- Infielder / Outfielder
- Born: June 2, 1941 (age 85) Norwalk, Connecticut, U.S.
- Batted: SwitchThrew: Right

MLB debut
- September 12, 1959, for the Baltimore Orioles

Last MLB appearance
- October 1, 1967, for the Washington Senators

MLB statistics
- Batting average: .239
- Home runs: 6
- Runs batted in: 47
- Stats at Baseball Reference

Teams
- Baltimore Orioles (1959, 1962–1964); Washington Senators (1966–1967);

= Bob Saverine =

American baseball player (born 1941)

Robert Paul Saverine (born June 2, 1941) is an American former Major League Baseball (MLB) infielder and outfielder. He was signed by the Baltimore Orioles as an amateur free agent before the 1959 season and played for the Orioles (1959, 1962–1964) and the Washington Senators (1966–1967).

==Biography==
Saverine was number one in his class at Darien High School and recruited by scouts for both professional baseball and basketball. His father Joseph Saverine is the only person in the Georgetown University's history to have captained both the baseball and football athletic teams in a single year.

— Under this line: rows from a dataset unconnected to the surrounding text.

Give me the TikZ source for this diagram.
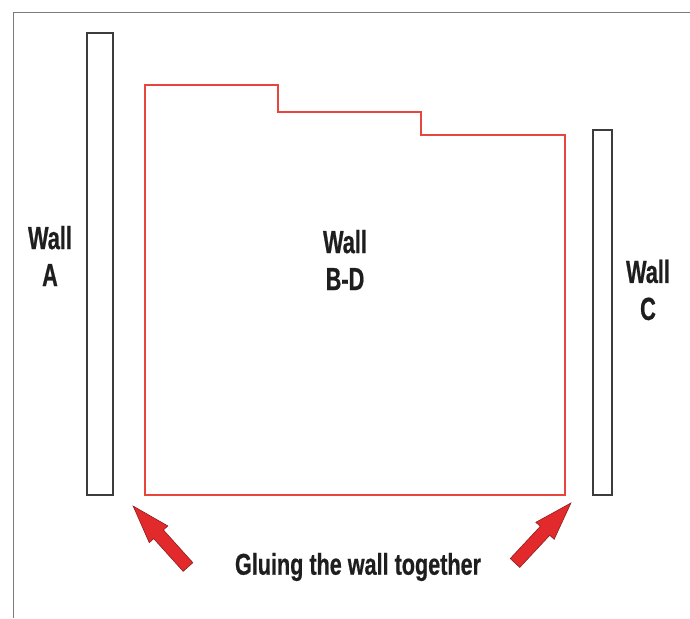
\documentclass[tikz,border=0pt]{standalone}
\usepackage{fontspec}
\newfontfamily\wallfont[FakeStretch=0.68, FakeBold=0.6]{Liberation Sans}
\newfontfamily\gluefont[FakeStretch=0.72, FakeBold=0.6]{Liberation Sans}
\usetikzlibrary{positioning}
\definecolor{wallgray}{HTML}{3C3C3C}
\definecolor{framegray}{HTML}{7A7A7A}
\definecolor{outlinered}{HTML}{E8453C}
\definecolor{arrowred}{HTML}{E2292B}
\definecolor{arrowedge}{HTML}{8E1E1E}
\definecolor{inkblack}{HTML}{1E1E1E}

\begin{document}
\begin{tikzpicture}[x=1pt, y=1pt,
   wall/.style={draw=wallgray, line width=1.1pt, inner sep=0pt, outer sep=0pt},
   lbl/.style={align=center, text=inkblack, font=\wallfont\bfseries\fontsize{32}{37}\selectfont},
   gluearrow/.style={fill=arrowred, draw=arrowedge, line width=0.6pt, line join=miter}]
  \useasboundingbox (0,0) rectangle (690,618);
  \draw[framegray, line width=0.9pt] (13,0) -- (13,606) -- (690,606);

  % side walls
  \node[wall, minimum width=26pt, minimum height=462pt] (wallA) at (100,354) {};
  \node[wall, minimum width=19pt, minimum height=365pt] (wallC) at (602.5,305.5) {};

  % wall B-D outline
  \draw[outlinered, line width=1.2pt] (145,123) -- (145,533) -- (278,533) -- (278,506)
     -- (421,506) -- (421,483) -- (565,483) -- (565,123) -- cycle;

  \node[lbl] (labA) at (50,362) {Wall\\A};
  \node[lbl] (labBD) at (345,358) {Wall\\B-D};
  \node[lbl] (labC) at (648,328) {Wall\\C};
  \node[lbl, font=\gluefont\bfseries\fontsize{30}{34}\selectfont] (glue) at (358,51) {Gluing the wall together};

  % arrows to the corners
  \filldraw[gluearrow, shift={(188,51)}, rotate=132] (0,-6.5) -- (44,-6.5) -- (44,-12.5) -- (82,0) -- (44,12.5) -- (44,6.5) -- (0,6.5) -- cycle;
  \filldraw[gluearrow, shift={(515,55)}, rotate=47] (0,-6.5) -- (44,-6.5) -- (44,-12.5) -- (82,0) -- (44,12.5) -- (44,6.5) -- (0,6.5) -- cycle;
\end{tikzpicture}
\end{document}
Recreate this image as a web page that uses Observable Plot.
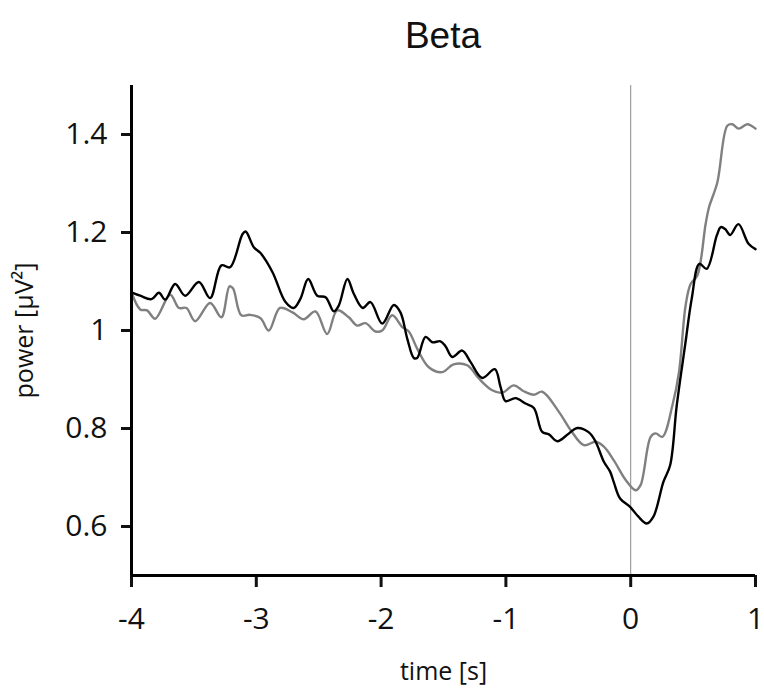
<!DOCTYPE html>
<html>
<head>
<meta charset="utf-8">
<script src="https://cdn.jsdelivr.net/npm/d3@7"></script>
<script src="https://cdn.jsdelivr.net/npm/@observablehq/plot@0.6"></script>
<style>
  body { margin: 0; background: #fff; }
  #title {
    box-sizing: border-box; width: 764px; height: 70px;
    padding: 17px 9px 0 131px; text-align: center;
    font-family: "Liberation Sans", Arial, sans-serif; font-size: 37px; line-height: 37px; color: #111;
  }
  #chart svg { display: block; }
</style>
</head>
<body>
<div id="title">Beta</div>
<div id="chart"></div>
<script>
const titleText = "Beta";
const xLabel = "time [s]";
const yLabel = "power [µV²]";
const xTicks = [-4, -3, -2, -1, 0, 1];
const yTicks = [0.6, 0.8, 1.0, 1.2, 1.4];
const markerTime = [0];

const blackTime = [-4.0, -3.93, -3.84, -3.78, -3.73, -3.65, -3.57, -3.46, -3.37, -3.28, -3.21, -3.11, -3.085, -3.02, -2.966, -2.87, -2.766, -2.70, -2.646, -2.584, -2.512, -2.445, -2.379, -2.339, -2.27, -2.219, -2.147, -2.085, -1.991, -1.898, -1.845, -1.79, -1.738, -1.711, -1.644, -1.59, -1.524, -1.484, -1.43, -1.35, -1.284, -1.19, -1.089, -1.043, -1.003, -0.923, -0.843, -0.776, -0.709, -0.655, -0.588, -0.495, -0.428, -0.335, -0.281, -0.215, -0.165, -0.135, -0.085, -0.005, 0.062, 0.129, 0.182, 0.262, 0.316, 0.369, 0.436, 0.489, 0.55, 0.609, 0.69, 0.722, 0.757, 0.797, 0.863, 0.944, 1.0];
const blackPower = [1.078, 1.071, 1.064, 1.077, 1.063, 1.095, 1.071, 1.099, 1.066, 1.133, 1.129, 1.197, 1.202, 1.170, 1.158, 1.119, 1.058, 1.046, 1.065, 1.105, 1.071, 1.068, 1.039, 1.051, 1.105, 1.075, 1.046, 1.058, 1.014, 1.052, 1.037, 0.983, 0.944, 0.944, 0.987, 0.976, 0.978, 0.968, 0.946, 0.959, 0.936, 0.903, 0.921, 0.885, 0.856, 0.862, 0.851, 0.842, 0.793, 0.788, 0.774, 0.790, 0.801, 0.792, 0.773, 0.732, 0.712, 0.690, 0.657, 0.640, 0.620, 0.606, 0.620, 0.691, 0.725, 0.847, 0.970, 1.065, 1.136, 1.126, 1.194, 1.211, 1.207, 1.195, 1.217, 1.177, 1.166];

const grayTime = [-4.0, -3.93, -3.875, -3.81, -3.69, -3.62, -3.56, -3.49, -3.37, -3.28, -3.215, -3.187, -3.12, -3.05, -2.966, -2.90, -2.81, -2.71, -2.62, -2.526, -2.432, -2.352, -2.259, -2.192, -2.125, -2.045, -1.991, -1.911, -1.83, -1.778, -1.711, -1.618, -1.51, -1.42, -1.31, -1.217, -1.11, -1.03, -0.937, -0.857, -0.776, -0.709, -0.575, -0.482, -0.375, -0.281, -0.215, -0.135, -0.04, 0.04, 0.08, 0.16, 0.2, 0.254, 0.334, 0.387, 0.44, 0.48, 0.534, 0.6, 0.627, 0.694, 0.774, 0.814, 0.866, 0.934, 1.0];
const grayPower = [1.078, 1.043, 1.041, 1.024, 1.073, 1.046, 1.046, 1.019, 1.056, 1.027, 1.090, 1.086, 1.031, 1.032, 1.025, 1.000, 1.046, 1.037, 1.023, 1.039, 0.993, 1.041, 1.027, 1.010, 1.015, 0.998, 1.000, 1.031, 1.007, 0.998, 0.963, 0.925, 0.915, 0.931, 0.929, 0.902, 0.878, 0.873, 0.888, 0.876, 0.869, 0.875, 0.834, 0.797, 0.766, 0.773, 0.763, 0.735, 0.695, 0.674, 0.685, 0.783, 0.790, 0.783, 0.847, 0.915, 1.051, 1.095, 1.112, 1.217, 1.251, 1.302, 1.418, 1.421, 1.412, 1.421, 1.412];

const black = blackTime.map((t, i) => ({t, v: blackPower[i]}));
const gray = grayTime.map((t, i) => ({t, v: grayPower[i]}));

document.getElementById("title").textContent = titleText;

const fontFamily = "'Open Sans', 'DejaVu Sans', sans-serif";
const chart = Plot.plot({
  width: 764,
  height: 626,
  marginTop: 15,
  marginBottom: 121,
  marginLeft: 131,
  marginRight: 9,
  style: {fontFamily, fontSize: "25px", color: "#111", background: "#fff", overflow: "visible"},
  x: {domain: [-4, 1]},
  y: {domain: [0.5, 1.5]},
  marks: [
    Plot.ruleX(markerTime, {stroke: "#8a8a8a", strokeWidth: 1}),
    Plot.line(gray, {x: "t", y: "v", stroke: "#808080", strokeWidth: 2.4, curve: "catmull-rom"}),
    Plot.line(black, {x: "t", y: "v", stroke: "#000", strokeWidth: 2.4, curve: "catmull-rom"}),
    Plot.axisX({ticks: xTicks, tickSize: 12, tickPadding: 20, strokeWidth: 3, fontSize: 30, tickFormat: d => String(d), label: null}),
    Plot.axisY({ticks: yTicks, tickSize: 10, tickPadding: 14, strokeWidth: 3, fontSize: 30, tickFormat: d => String(+d.toFixed(1)), label: null}),
    Plot.ruleY([0.5], {strokeWidth: 3, stroke: "#000"}),
    Plot.ruleX([-4], {strokeWidth: 3, stroke: "#000"}),
    Plot.text([xLabel], {frameAnchor: "bottom", dy: 104, fontSize: 25, fill: "#111"}),
    Plot.text([yLabel], {frameAnchor: "left", textAnchor: "middle", dx: -107, rotate: -90, fontSize: 25, fill: "#111"})
  ]
});
document.getElementById("chart").appendChild(chart);
</script>
</body>
</html>
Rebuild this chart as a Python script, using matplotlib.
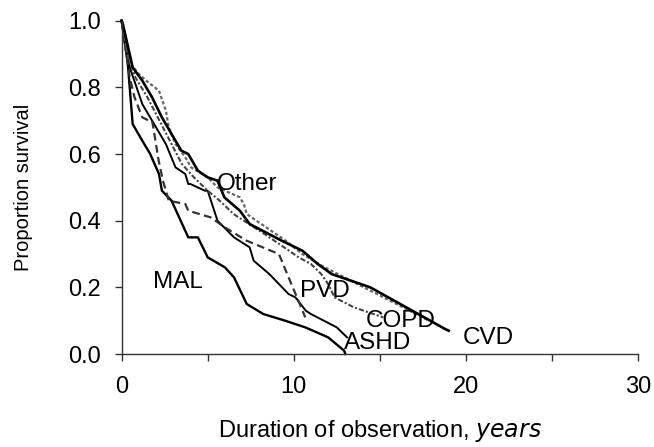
import matplotlib
matplotlib.use("Agg")
import matplotlib.pyplot as plt
from matplotlib.ticker import MultipleLocator, FormatStrFormatter

plt.rcParams['font.family'] = ['Liberation Sans', 'DejaVu Sans']

# Survival curves (years, proportion surviving)
mal_x = [0, 0.36, 0.64, 1.2, 1.66, 2.17, 2.34, 2.9, 3.87, 4.43, 5.0, 6.0, 6.53, 7.27, 8.23, 9.5, 10.67, 12.0, 12.93, 13.0]
mal_y = [1.0, 0.87, 0.69, 0.64, 0.60, 0.54, 0.49, 0.46, 0.35, 0.35, 0.29, 0.26, 0.23, 0.15, 0.12, 0.10, 0.08, 0.05, 0.01, 0.0]

ashd_x = [0, 0.2, 0.47, 1.2, 1.77, 2.57, 3.13, 3.7, 3.87, 4.0, 4.83, 5.0, 5.57, 6.53, 7.44, 7.67, 8.58, 9.7, 10.1, 10.7, 11.0, 12.5, 13.1]
ashd_y = [1.0, 0.93, 0.86, 0.75, 0.70, 0.63, 0.56, 0.54, 0.51, 0.51, 0.49, 0.49, 0.40, 0.35, 0.32, 0.28, 0.24, 0.18, 0.17, 0.13, 0.12, 0.08, 0.05]

pvd_x = [0, 0.08, 0.47, 0.75, 1.2, 1.59, 1.77, 1.87, 2.15, 2.4, 2.74, 3.7, 3.87, 5.17, 6.0, 7.26, 8.2, 9.14, 9.7, 10.27, 10.67]
pvd_y = [1.0, 0.97, 0.83, 0.77, 0.71, 0.70, 0.70, 0.67, 0.58, 0.52, 0.46, 0.45, 0.43, 0.41, 0.38, 0.34, 0.32, 0.30, 0.23, 0.16, 0.11]

cvd_x = [0, 0.07, 0.64, 1.2, 1.77, 2.34, 2.9, 3.47, 3.87, 4.43, 5.0, 5.57, 5.97, 6.87, 7.44, 9.3, 10.5, 11.4, 12.2, 14.45, 18.8, 19.0]
cvd_y = [1.0, 0.99, 0.86, 0.82, 0.77, 0.71, 0.66, 0.61, 0.60, 0.55, 0.53, 0.52, 0.47, 0.43, 0.39, 0.34, 0.31, 0.27, 0.24, 0.20, 0.075, 0.07]

copd_x = [0, 0.3, 0.8, 1.5, 2.2, 2.9, 3.5, 4.2, 5.0, 5.7, 6.5, 7.4, 8.3, 9.16, 10.29, 11.0, 11.6, 12.0, 12.37, 13.5, 15.2]
copd_y = [1.0, 0.90, 0.83, 0.77, 0.70, 0.63, 0.57, 0.53, 0.49, 0.46, 0.42, 0.39, 0.36, 0.33, 0.29, 0.27, 0.24, 0.21, 0.17, 0.14, 0.11]

other_x = [0, 0.2, 0.53, 1.0, 1.43, 2.17, 2.57, 2.74, 3.13, 3.7, 4.04, 5.0, 5.57, 6.87, 7.1, 7.27, 8.4, 9.53, 10.5, 11.8, 14.46, 17.86]
other_y = [1.0, 0.95, 0.87, 0.84, 0.82, 0.79, 0.73, 0.68, 0.63, 0.59, 0.56, 0.53, 0.50, 0.47, 0.45, 0.42, 0.38, 0.34, 0.30, 0.26, 0.19, 0.10]

# curve labels and where they sit
label_names = ['Other', 'MAL', 'PVD', 'COPD', 'CVD', 'ASHD']
label_x = [7.3, 3.3, 11.8, 16.2, 21.3, 14.9]
label_y = [0.51, 0.216, 0.19, 0.098, 0.048, 0.033]

fig = plt.figure(figsize=(6.54, 4.47), dpi=100)
ax = fig.add_axes([0.186, 0.208, 0.7894, 0.7457])

ax.plot(mal_x, mal_y, color='black', lw=1.7, clip_on=False)
ax.plot(ashd_x, ashd_y, color='black', lw=1.4, clip_on=False)
ax.plot(pvd_x, pvd_y, color='#333333', lw=1.6, linestyle=(0, (3.5, 2)), clip_on=False)
ax.plot(copd_x, copd_y, color='#444444', lw=1.5, linestyle=(0, (2.5, 1, 1, 1)), clip_on=False)
ax.plot(other_x, other_y, color='#666666', lw=1.6, linestyle=(0, (1.5, 1)), clip_on=False)
ax.plot(cvd_x, cvd_y, color='black', lw=1.9, clip_on=False)

for name, tx, ty in zip(label_names, label_x, label_y):
    ax.text(tx, ty, name, fontsize=17.5, ha='center', va='center', color='black')

ax.set_xlim(0, 30)
ax.set_ylim(0, 1.0)
ax.xaxis.set_major_locator(MultipleLocator(10))
ax.xaxis.set_minor_locator(MultipleLocator(5))
ax.yaxis.set_major_locator(MultipleLocator(0.2))
ax.yaxis.set_major_formatter(FormatStrFormatter('%.1f'))
ax.tick_params(axis='both', which='both', direction='out', length=5, width=1, labelsize=17, color='#333333')
ax.tick_params(axis='y', pad=10)
ax.tick_params(axis='x', pad=11)

for s in ['top', 'right']:
    ax.spines[s].set_visible(False)
for s in ['left', 'bottom']:
    ax.spines[s].set_color('#333333')
    ax.spines[s].set_linewidth(1)

ax.set_ylabel('Proportion survival', fontsize=14.5, labelpad=25)
ax.set_xlabel('Duration of observation, $\\it{years}$', fontsize=17, labelpad=14)

fig.savefig('out.png', dpi=100)
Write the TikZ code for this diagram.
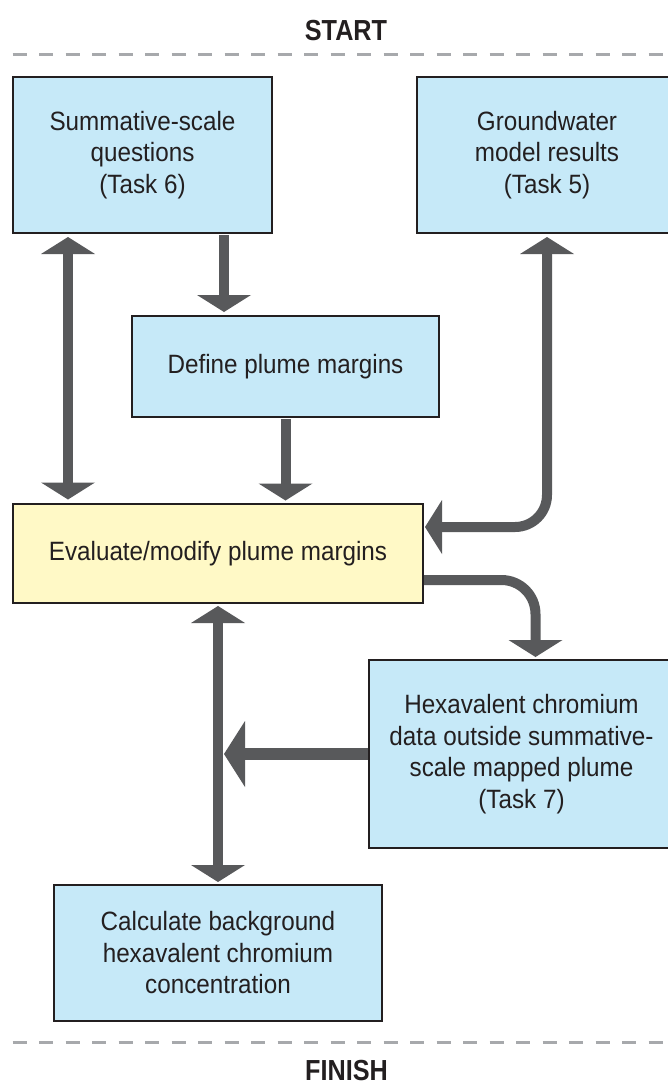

Saverine made his Major League debut on September 12, 1959 against the Chicago White Sox at the Memorial Stadium. He entered the game as a pinch runner in the bottom of the eighth inning for Billy Klaus with the Orioles behind 6-0. He advanced to third on a single to right by Al Pilarcik, then scored on a Bob Nieman single to left. Baltimore lost the game 6-1 to Hall of Famer Early Wynn. At the age of 18, Saverine was the youngest player to appear in an American League game that season.

Saverine scored the only run in a rare battle of complete game one-hitters between Orioles left-hander Frank Bertaina and Kansas City Athletics southpaw Bob Meyer. On September 12, 1964, he entered the 0-0 game in the bottom of the 8th as a pinch runner for John Orsino, who had doubled. He moved to third on a Bertaina sacrifice bunt and then scored on a sacrifice fly by Jackie Brandt.

In 1966, he was put in the starting lineup 96 times by Senators manager Gil Hodges, usually as a second baseman. He also had career highs in games played (120), hits (102), at bats (406), batting average (.251), home runs (5), runs batted in (24), and runs scored (54).

Career totals for 379 games include a .239 batting average (206-for-861), 6 HR, 47 RBI, 114 runs scored, and an on-base percentage of .299. Besides second base, Saverine also played shortstop, third base, and all three outfield positions. He played all the positions well but was especially good at short, where he handled 146 out of 148 total chances for a fielding percentage of .986.